Plagiarism used to mean students copying out of encyclopaedias or textbooks in longhand. Now the hugely increased access to the web and the demand for work to be word-processed has made the process much easier. Some websites even offer custom-made answers to coursework questions. As a consequence, plagiarism is more common and can be harder for teachers to detect (although not always – one tutor responding to the survey recounted seeing one piece of work with web adverts still attached). The ATL's general-secretary, Dr Mary Bousted, claims the survey shows "the risks of putting so much emphasis on passing tests and getting high scores at any cost". This is dubious. It does not make sense to blame the Department of Education for plagiarism in schools. The Government can certainly help to combat the problem by cutting down the coursework element of public exams and making sure that more of what remains is completed in class. But this is essentially a fight for individual teachers and heads.

More than 55 per cent of teachers questioned by the ATL said students did not have sufficient understanding of what plagiarism was and what counted as legitimate research. A third said their school did not have a clear policy for dealing with plagiarism. This is the heart of the problem. Teachers and schools need to ensure students know exactly what is and what is not acceptable. Students also need to be made to understand they are merely cheating themselves in the long-term if they commit plagiarism. This may seem obvious, but spelling it out does work.

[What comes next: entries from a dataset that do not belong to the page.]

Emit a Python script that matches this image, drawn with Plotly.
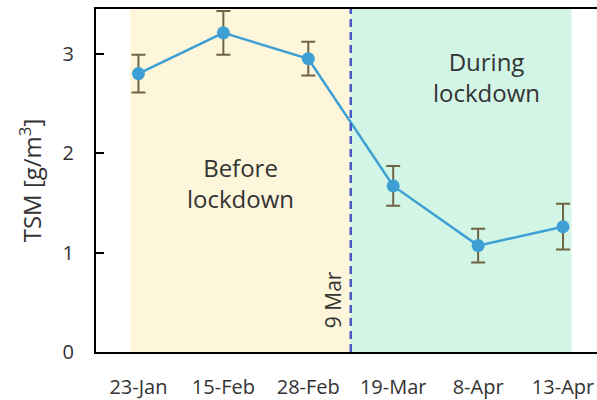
import plotly.graph_objects as go

categories = ["23-Jan", "15-Feb", "28-Feb", "19-Mar", "8-Apr", "13-Apr"]
tsm = [2.80, 3.21, 2.95, 1.67, 1.07, 1.26]
tsm_err = [0.19, 0.22, 0.17, 0.20, 0.17, 0.23]
y_ticks = [0, 1, 2, 3]

FONT = "Open Sans"
TXT = "#333333"

fig = go.Figure()
fig.add_trace(go.Scatter(
    x=list(range(len(categories))), y=tsm,
    mode="lines+markers",
    line=dict(color="#3d9fd3", width=2.5),
    marker=dict(color="#3d9fd3", size=13),
    error_y=dict(type="data", array=tsm_err, visible=True,
                 color="#6e6443", thickness=2, width=7),
    showlegend=False,
))

# shaded periods
fig.add_shape(type="rect", xref="x", yref="paper", x0=-0.1, x1=2.5, y0=0, y1=1,
              fillcolor="#fdf6da", line_width=0, layer="below")
fig.add_shape(type="rect", xref="x", yref="paper", x0=2.5, x1=5.1, y0=0, y1=1,
              fillcolor="#d2f5e6", line_width=0, layer="below")
# lockdown line
fig.add_shape(type="line", xref="x", yref="paper", x0=2.5, x1=2.5, y0=0, y1=1,
              line=dict(color="#4a58c8", width=2.5, dash="8px,5px"))

fig.add_annotation(x=1.2, y=1.7, text="Before<br>lockdown", showarrow=False,
                   font=dict(family=FONT, size=24, color=TXT))
fig.add_annotation(x=4.1, y=2.77, text="During<br>lockdown", showarrow=False,
                   font=dict(family=FONT, size=24, color=TXT))
fig.add_annotation(x=2.29, y=0.53, text="9 Mar", textangle=-90, showarrow=False,
                   font=dict(family=FONT, size=21, color=TXT))

fig.update_layout(
    width=597, height=400,
    margin=dict(l=96, r=0, t=9, b=46),
    paper_bgcolor="white", plot_bgcolor="white",
    font=dict(family=FONT, size=20, color=TXT),
    xaxis=dict(
        tickmode="array", tickvals=list(range(len(categories))), ticktext=categories,
        range=[-0.5, 5.4], showgrid=False, zeroline=False,
        showline=True, mirror=True, linecolor="black", linewidth=2,
        ticks="", tickfont=dict(size=20, color=TXT), ticklabelstandoff=16,
    ),
    yaxis=dict(
        range=[0, 3.45], tickvals=y_ticks, showgrid=False, zeroline=False,
        showline=True, linecolor="black", linewidth=2,
        ticks="inside", ticklen=8, tickwidth=2, tickcolor="black",
        tickfont=dict(size=20, color=TXT), ticklabelstandoff=16,
        title=dict(text="TSM [g/m<sup>3</sup>]", font=dict(size=24, color=TXT), standoff=14),
    ),
)

fig.write_html("out.html", config={"displayModeBar": False},
               post_script="document.body.style.margin='0';")
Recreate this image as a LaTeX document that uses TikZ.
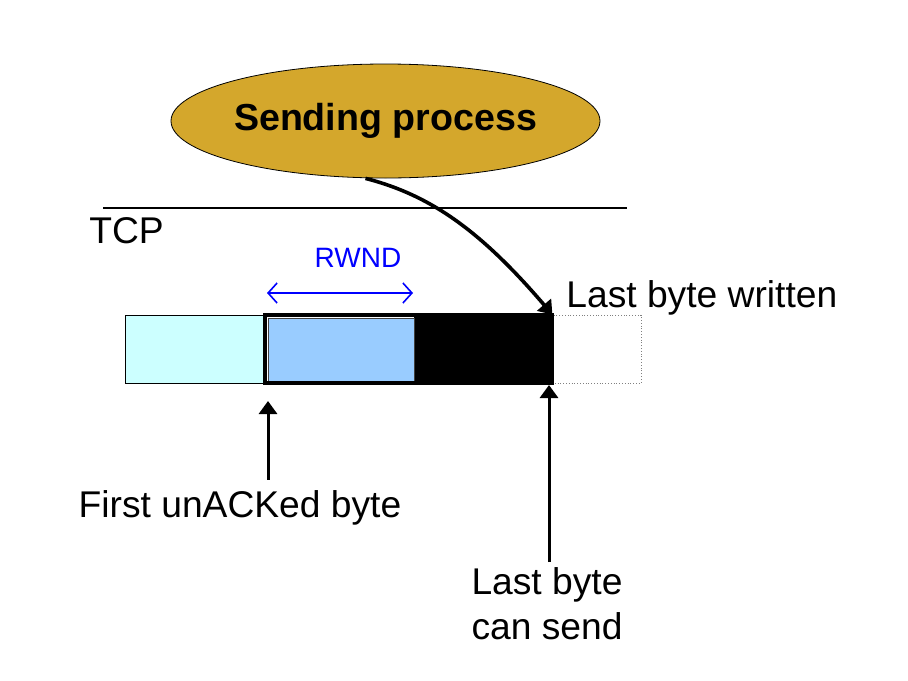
\documentclass[tikz,border=0pt]{standalone}
\usepackage{fontspec}
\setmainfont{Liberation Sans}
\usepackage{xcolor}
\usetikzlibrary{
  positioning,
  shapes.geometric,
  arrows.meta
}
\definecolor{procgold}{HTML}{D4A72C}
\definecolor{sentcyan}{HTML}{CCFFFF}
\definecolor{rwndblue}{HTML}{99CCFF}

\begin{document}
\begin{tikzpicture}[x=0.5pt,y=-0.5pt,
        txt/.style={font=\fontsize{18.6}{22.5}\selectfont, inner sep=0pt},
        cell/.style={rectangle, inner sep=0pt, minimum height=34pt},
        ptr/.style={line width=1.5pt, -{Triangle[width=9pt,length=6.5pt]}}]
        \useasboundingbox (0,0) rectangle (908,680);

        % sending process and TCP layer
        \node[ellipse, draw, fill=procgold, minimum width=214.5pt, minimum height=57pt, inner sep=0pt,
            font=\fontsize{18.8}{22}\selectfont\bfseries] (proc) at (385.5,121) {Sending process};
        \coordinate (tcpleft) at (103,208);
        \coordinate (tcpright) at (627,208);
        \draw[line width=0.6pt] (tcpleft) -- (tcpright);
        \node[txt, anchor=base west] (tcp) at (89,243) {TCP};

        % send buffer
        \node[cell, draw, fill=sentcyan, minimum width=70pt] (sent) at (195,349) {};
        \node[cell, draw=gray, densely dotted, minimum width=44.5pt] (empty) at (596.5,349) {};
        \node[cell, fill=black, minimum width=69pt] (ready) at (483,349) {};
        \node[cell, draw=darkgray, fill=rwndblue, minimum width=73pt, minimum height=31.5pt] (rwnd) at (341,349.5) {};
        \draw[line width=2pt] (sent.north east) rectangle (ready.south east);

        % window size
        \node[font=\fontsize{14}{16}\selectfont, text=blue, inner sep=0pt] (rwndlbl) at (358,258) {RWND};
        \coordinate (rwndl) at (267,293);
        \coordinate (rwndr) at (413,293);
        \draw[blue, line width=0.8pt, {Straight Barb[length=4.5pt,width=10pt]}-{Straight Barb[length=4.5pt,width=10pt]}] (rwndl) -- (rwndr);

        % pointers
        \node[txt, anchor=base west] (written) at (566,307) {Last byte written};
        \draw[ptr, line width=1.8pt] ([xshift=-10pt]proc.south) .. controls (430,195) and (480,230) .. (ready.north east);

        \node[txt, anchor=base] (firstlbl) at (240,517) {First unACKed byte};
        \coordinate (ackptr) at (268,401);
        \draw[ptr] ([yshift=5pt]firstlbl.north -| ackptr) -- (ackptr);

        \node[txt, anchor=north, align=center] (canlbl) at (547,567) {Last byte\\can send};
        \coordinate (canptr) at (549,385);
        \draw[ptr] ([yshift=2.5pt]canlbl.north -| canptr) -- (canptr);
    \end{tikzpicture}
\end{document}
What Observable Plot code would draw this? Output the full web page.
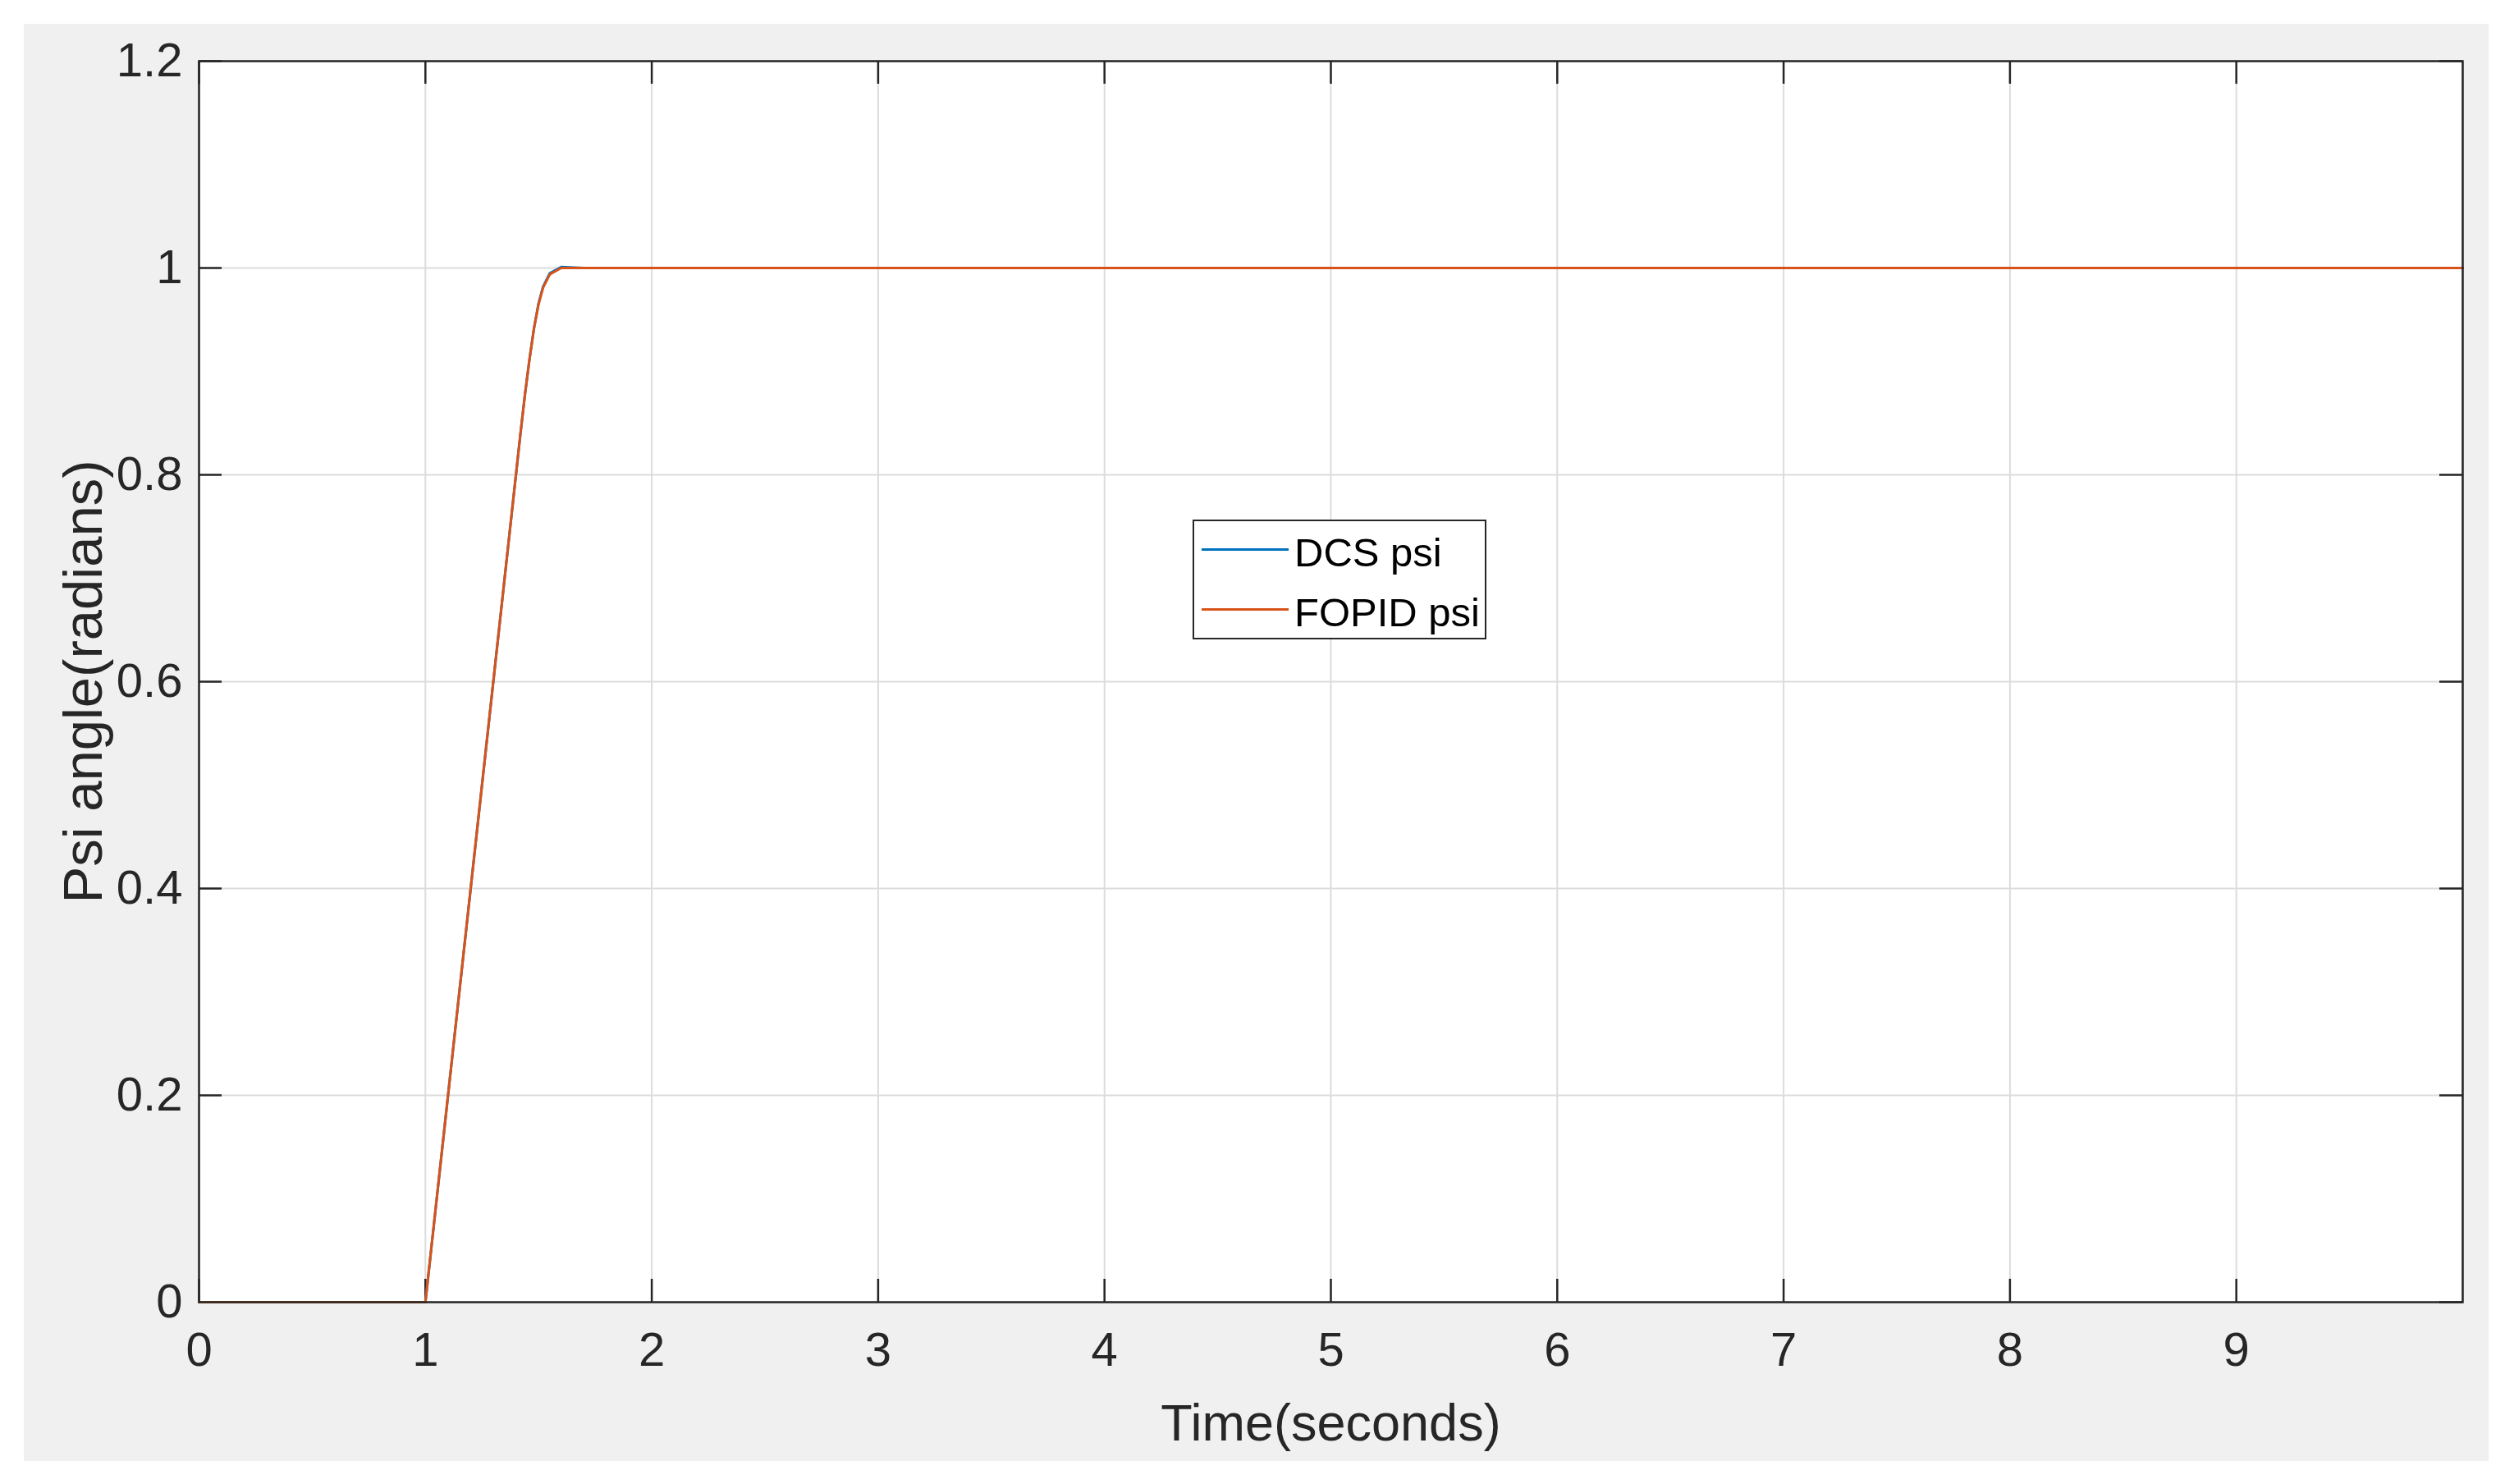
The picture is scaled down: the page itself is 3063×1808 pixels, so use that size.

A number of teachers who have taken action on this noticed that, once students understood clearly what plagiarism was and how they had to reference works properly, it became less of a problem. As an added precaution, teachers should acquaint themselves with those websites offering "writing services".

Plagiarism is hardly a new offence. It may have taken on a different and more virulent form but the ways of dealing with it are still largely the same as they were in the past: vigilance and education.